(貿易ともだち)さん、みんな(がんばるチャン!)してるかな? (4251)
本試験まで残る一カ月となるこの時期となると、「通関実務科目への対応不足・・」への焦りが高まり、申告書等の問題に集中して「関税法等試験科目」への演習がないがしろとなりやすい時期です。

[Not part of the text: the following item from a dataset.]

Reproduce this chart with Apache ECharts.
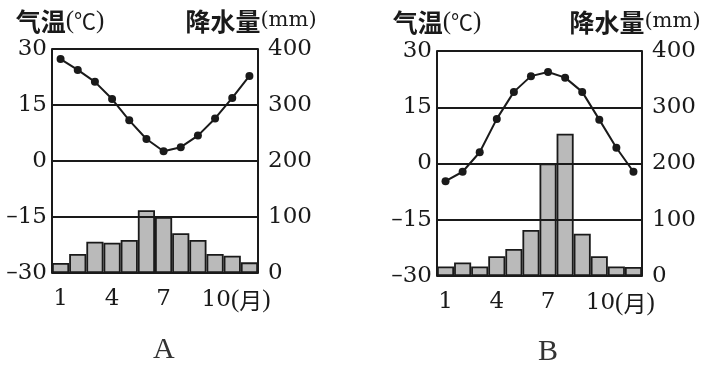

例年の合否基準は「各科目ともに満点の6割以上の正解」が標準となっていますが、現状の問題形式において、6割以上の正解を得ることは思うほど簡単ではありません。「択一式問題」、「五肢選択問題」ともに、得点に繋がらないような(ミスを誘う)伏線があちこちに仕掛けられています。
【問題】
「総合保税地域に入れられた外国貨物のうち、総合保税地域における販売又は消費を目的とするものに対し関税を課す場合の基礎となる当該貨物の性質及び数量は、総合保税地域に置くことが承認された時における現況による」
【回答】
× 設問の記述は誤っている。
【解説】
総合保税地域に入れられた外国貨物のうち、当該貨物を販売又は消費することを目的とするものは、当該貨物を入れることの届出がされた時(置くこと承認された時ではない。)の現況によって課税物件が確定することになっている。
(関税法第4条第1項第3号の2、第62条の1)
【販売・消費を目的として保税展示場・総合保税地域に入れられた貨物の課税物件の確定の時】
1)保税展示場において、販売・消費、加工、製造、有償で観覧又は使用される貨物
ー保税展示場に外国貨物を入れることの承認の時
2)総合保税地域において、販売・消費、有償で観覧又は使用される貨物
-販売用貨物等を入れる届出がされた時
3)総合保税地域に置くことの承認を受けた貨物で、展示・使用等の理由により
価値の低下があった貨物で税関長の承認を受けたもの
ー輸入申告の時
☆
『総合保税地域』は、「保税蔵置場」=外国貨物を置くこと、「保税工場」=外国貨物を加工すること、「保税展示場」=外国貨物を展示すること、いずれもができる場所して許可された一連の保税地域であり、単独の施設・設備の「連合保税地域」ではなく、”外国貨物を置く、加工、展示”するといずれのことをすことが許されているという保税”機能の総合地域”です。
※
設問中の「販売・消費を目的として~」という記載だけを安易に捉えて、「保税展示場」の規定に走り、「総合保税地域」との差異を失念しやすい注意すべきポイントの1つではあります。 「五肢選択肢問題」においては、このような受験者が”誤りやすい箇所”をその選択肢の一つに組合わせてくるのが、近年での出題の特徴となっています。
(※)
この記述が、「保税展示場」と「総合保税地域」の両方の”課税物件の確定の時」に出て来る言葉であり、この二つの保税地域はその機能が異なることを失念しています・・・。